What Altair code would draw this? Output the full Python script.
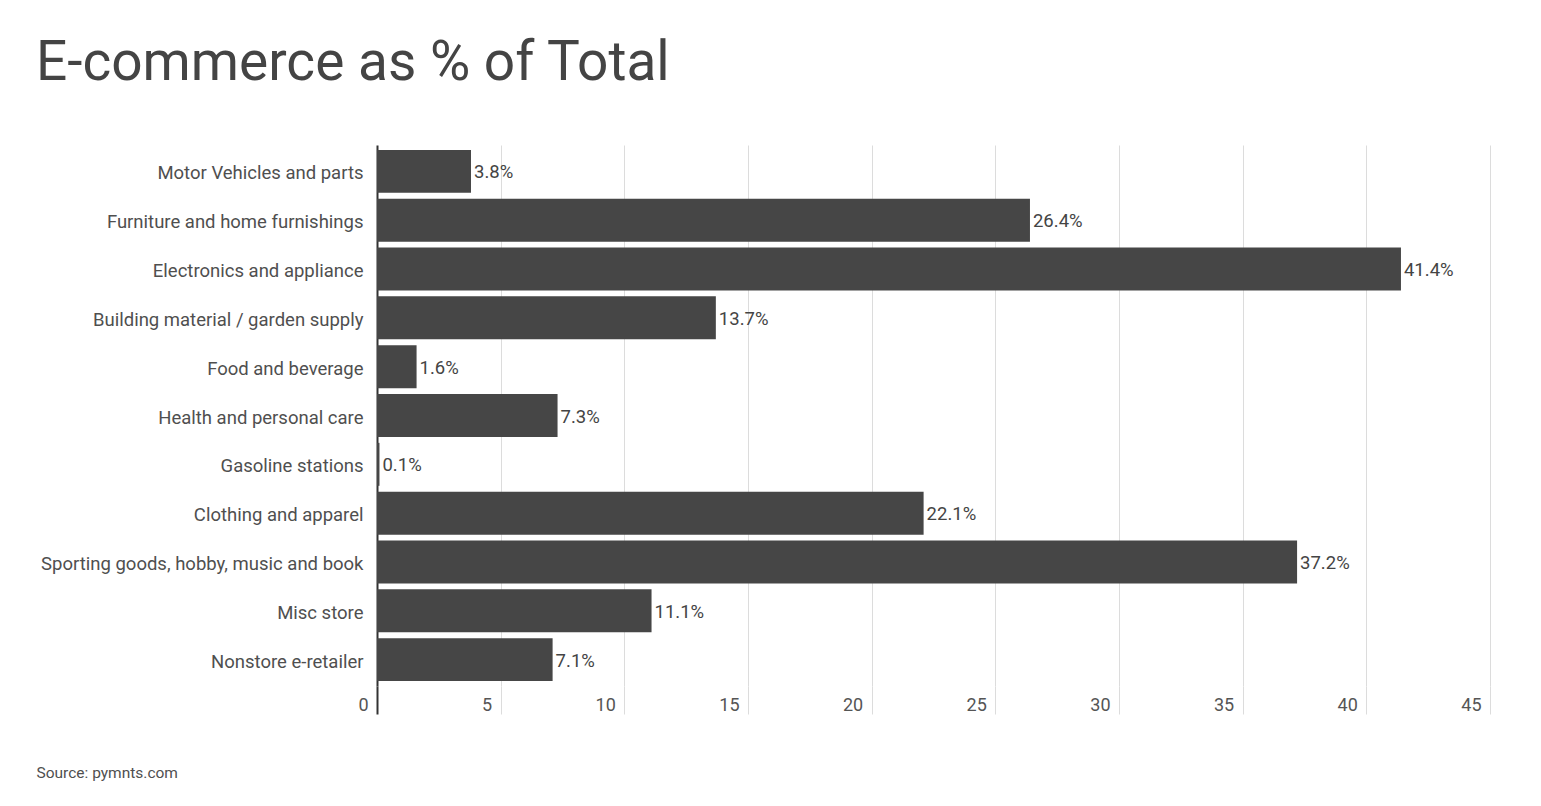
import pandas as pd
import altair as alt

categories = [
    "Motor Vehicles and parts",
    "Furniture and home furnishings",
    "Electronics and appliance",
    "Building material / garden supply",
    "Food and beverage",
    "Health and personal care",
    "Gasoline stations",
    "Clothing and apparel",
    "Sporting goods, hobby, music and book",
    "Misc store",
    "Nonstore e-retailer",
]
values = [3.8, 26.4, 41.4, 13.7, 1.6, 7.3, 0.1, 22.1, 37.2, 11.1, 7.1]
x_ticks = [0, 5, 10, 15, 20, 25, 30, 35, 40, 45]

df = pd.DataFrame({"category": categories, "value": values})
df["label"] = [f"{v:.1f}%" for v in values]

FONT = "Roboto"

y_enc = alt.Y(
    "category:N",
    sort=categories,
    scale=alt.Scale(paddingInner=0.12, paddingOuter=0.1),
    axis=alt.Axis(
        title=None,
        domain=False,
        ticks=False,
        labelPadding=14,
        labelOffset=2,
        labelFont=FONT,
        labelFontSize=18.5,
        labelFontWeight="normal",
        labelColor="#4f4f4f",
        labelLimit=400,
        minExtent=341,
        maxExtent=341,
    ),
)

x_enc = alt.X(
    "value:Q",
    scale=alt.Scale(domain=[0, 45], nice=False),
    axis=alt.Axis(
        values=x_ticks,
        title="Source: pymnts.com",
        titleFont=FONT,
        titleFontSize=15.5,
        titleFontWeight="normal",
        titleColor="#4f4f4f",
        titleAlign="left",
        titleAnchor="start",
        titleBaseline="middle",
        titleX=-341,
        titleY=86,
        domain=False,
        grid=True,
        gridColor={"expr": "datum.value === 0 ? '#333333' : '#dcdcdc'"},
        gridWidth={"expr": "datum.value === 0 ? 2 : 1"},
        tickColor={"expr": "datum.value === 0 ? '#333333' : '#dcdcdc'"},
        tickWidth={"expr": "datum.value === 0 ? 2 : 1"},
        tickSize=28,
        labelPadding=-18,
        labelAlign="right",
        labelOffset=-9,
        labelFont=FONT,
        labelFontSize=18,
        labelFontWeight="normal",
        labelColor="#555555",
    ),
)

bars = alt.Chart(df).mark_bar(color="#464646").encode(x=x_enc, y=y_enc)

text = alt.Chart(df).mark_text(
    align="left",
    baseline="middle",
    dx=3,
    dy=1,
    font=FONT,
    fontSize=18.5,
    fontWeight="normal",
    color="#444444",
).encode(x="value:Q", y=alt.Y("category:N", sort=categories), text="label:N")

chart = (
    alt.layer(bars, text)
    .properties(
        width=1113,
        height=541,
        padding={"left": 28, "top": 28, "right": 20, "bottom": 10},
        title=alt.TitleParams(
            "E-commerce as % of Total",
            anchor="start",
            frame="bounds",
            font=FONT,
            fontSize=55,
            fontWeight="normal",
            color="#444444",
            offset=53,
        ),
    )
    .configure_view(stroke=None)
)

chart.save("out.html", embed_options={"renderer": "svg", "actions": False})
==========
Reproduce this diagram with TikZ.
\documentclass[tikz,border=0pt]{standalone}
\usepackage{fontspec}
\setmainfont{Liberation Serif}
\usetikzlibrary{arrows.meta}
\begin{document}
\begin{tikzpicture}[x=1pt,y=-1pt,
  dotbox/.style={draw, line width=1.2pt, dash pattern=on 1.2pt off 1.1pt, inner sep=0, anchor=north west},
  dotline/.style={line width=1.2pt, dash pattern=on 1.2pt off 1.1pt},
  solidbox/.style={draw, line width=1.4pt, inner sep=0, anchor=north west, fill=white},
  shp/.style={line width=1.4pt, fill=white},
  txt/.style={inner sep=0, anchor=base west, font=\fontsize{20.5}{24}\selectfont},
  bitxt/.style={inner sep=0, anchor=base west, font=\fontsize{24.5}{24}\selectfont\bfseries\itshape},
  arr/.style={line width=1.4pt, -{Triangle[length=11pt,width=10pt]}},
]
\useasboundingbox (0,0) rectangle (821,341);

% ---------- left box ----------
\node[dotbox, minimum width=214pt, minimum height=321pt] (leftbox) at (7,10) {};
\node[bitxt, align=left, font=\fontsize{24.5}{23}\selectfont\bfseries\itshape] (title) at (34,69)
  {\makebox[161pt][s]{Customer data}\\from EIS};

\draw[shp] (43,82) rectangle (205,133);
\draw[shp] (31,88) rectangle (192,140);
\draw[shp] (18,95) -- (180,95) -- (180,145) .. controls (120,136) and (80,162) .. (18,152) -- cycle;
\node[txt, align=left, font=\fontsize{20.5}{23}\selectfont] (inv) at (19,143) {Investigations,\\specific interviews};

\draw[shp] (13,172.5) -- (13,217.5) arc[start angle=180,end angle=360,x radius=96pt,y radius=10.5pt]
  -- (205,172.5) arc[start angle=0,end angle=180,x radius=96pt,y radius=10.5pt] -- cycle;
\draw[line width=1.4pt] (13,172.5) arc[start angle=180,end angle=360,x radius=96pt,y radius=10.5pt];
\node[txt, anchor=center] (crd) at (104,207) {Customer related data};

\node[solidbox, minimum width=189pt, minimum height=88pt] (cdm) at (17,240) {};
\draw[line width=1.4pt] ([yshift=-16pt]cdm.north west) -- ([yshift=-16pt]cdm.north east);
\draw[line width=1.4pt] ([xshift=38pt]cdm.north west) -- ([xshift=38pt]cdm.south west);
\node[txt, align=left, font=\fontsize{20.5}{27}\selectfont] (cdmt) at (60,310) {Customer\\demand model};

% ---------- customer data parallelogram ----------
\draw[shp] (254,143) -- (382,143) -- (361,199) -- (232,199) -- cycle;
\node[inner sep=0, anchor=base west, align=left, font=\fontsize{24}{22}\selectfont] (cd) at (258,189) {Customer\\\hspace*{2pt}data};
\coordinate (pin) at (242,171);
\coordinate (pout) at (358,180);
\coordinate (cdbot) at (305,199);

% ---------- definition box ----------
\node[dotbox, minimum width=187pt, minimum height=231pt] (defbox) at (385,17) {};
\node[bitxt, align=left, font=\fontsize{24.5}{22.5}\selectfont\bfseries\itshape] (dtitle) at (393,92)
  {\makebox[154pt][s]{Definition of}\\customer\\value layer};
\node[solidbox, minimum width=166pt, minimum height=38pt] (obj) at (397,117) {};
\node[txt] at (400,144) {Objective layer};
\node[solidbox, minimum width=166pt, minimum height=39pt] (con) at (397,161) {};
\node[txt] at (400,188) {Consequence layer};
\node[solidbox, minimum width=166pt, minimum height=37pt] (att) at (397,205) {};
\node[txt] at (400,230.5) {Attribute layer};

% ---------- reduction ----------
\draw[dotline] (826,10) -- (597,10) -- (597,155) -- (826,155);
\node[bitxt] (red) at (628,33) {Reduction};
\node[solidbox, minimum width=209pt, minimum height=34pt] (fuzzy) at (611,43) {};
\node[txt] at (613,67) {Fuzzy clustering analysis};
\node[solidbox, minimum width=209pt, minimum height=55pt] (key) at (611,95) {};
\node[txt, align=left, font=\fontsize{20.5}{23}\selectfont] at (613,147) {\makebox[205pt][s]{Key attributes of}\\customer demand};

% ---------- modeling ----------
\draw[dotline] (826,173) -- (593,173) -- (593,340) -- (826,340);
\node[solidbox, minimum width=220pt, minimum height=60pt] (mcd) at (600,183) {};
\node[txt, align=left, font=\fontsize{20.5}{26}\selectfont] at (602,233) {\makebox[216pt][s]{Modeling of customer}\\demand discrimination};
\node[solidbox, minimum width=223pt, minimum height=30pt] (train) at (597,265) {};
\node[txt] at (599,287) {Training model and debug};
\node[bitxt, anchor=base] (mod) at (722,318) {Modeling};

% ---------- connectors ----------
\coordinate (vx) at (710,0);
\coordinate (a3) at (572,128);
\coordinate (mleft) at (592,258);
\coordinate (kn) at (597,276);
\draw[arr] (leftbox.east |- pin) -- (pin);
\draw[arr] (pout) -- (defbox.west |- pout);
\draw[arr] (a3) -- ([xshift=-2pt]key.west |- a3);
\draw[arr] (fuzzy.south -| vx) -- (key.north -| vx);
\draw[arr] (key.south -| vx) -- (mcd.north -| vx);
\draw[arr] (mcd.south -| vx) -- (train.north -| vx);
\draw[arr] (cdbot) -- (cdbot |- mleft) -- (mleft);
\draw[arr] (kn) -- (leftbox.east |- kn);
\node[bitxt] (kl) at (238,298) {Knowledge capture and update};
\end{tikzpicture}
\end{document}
==========
**What is being asked**: Begin with the line that contains "What Altair code" and end with the line that contains "import altair as alt"; write out both and all lines between exactly, but no pictures.

**Written response**:
What Altair code would draw this? Output the full Python script.
import pandas as pd
import altair as alt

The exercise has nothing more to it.